On the windswept pastures of the Falkland Islands themselves. British troops are searching for and defusing the approximately 12,000 land mines that the Argentinians indiscriminately scattered along the expected path of the British attack. Large numbers of the mines will never be found, remaining as silent and deadly reminders of the irrevocable change that the war has brought to the islands. There are 4300 soldiers garrisoned on what has come to be known as "Fortress Falklands," and the troops, the Harrier jets, and Rapier anti-aircraft missiles are eloquent witness to the British determination to hold on to what they won at such terrible cost.
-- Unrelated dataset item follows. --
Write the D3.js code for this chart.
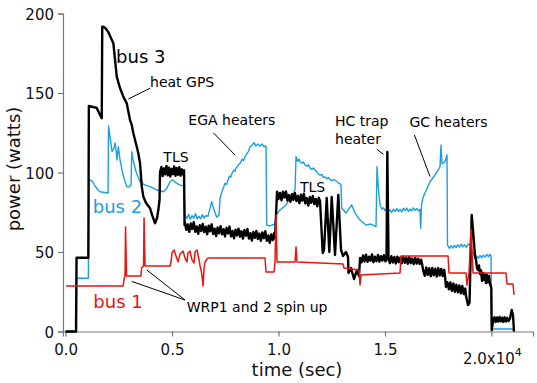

There will be no negotiations over the Falklands in the near future--for the British, that would be a travesty of the lives lost in conquest--but England will eventually relinquish the islands as surely as it now controls them. The conviction that the Falklands are Argentinian is not just the province of a fascist dictatorship, but the heartfelt belief of all of Argentina's citizens and the concern of past and future democratic governments. When the economic burden of holding the islands becomes too great for the British, the process of negotiation that should have been taking place a year ago will finally resume. In the interim, Argentina stumbles back toward the democratic process, Margaret Thatcher rises above the opposition on the backs of British soldiers. Ronald Reagan pursues the option of war by proxy in Central America, and the Falklands remain a sad testament to intransigence, ambition, and stupidity.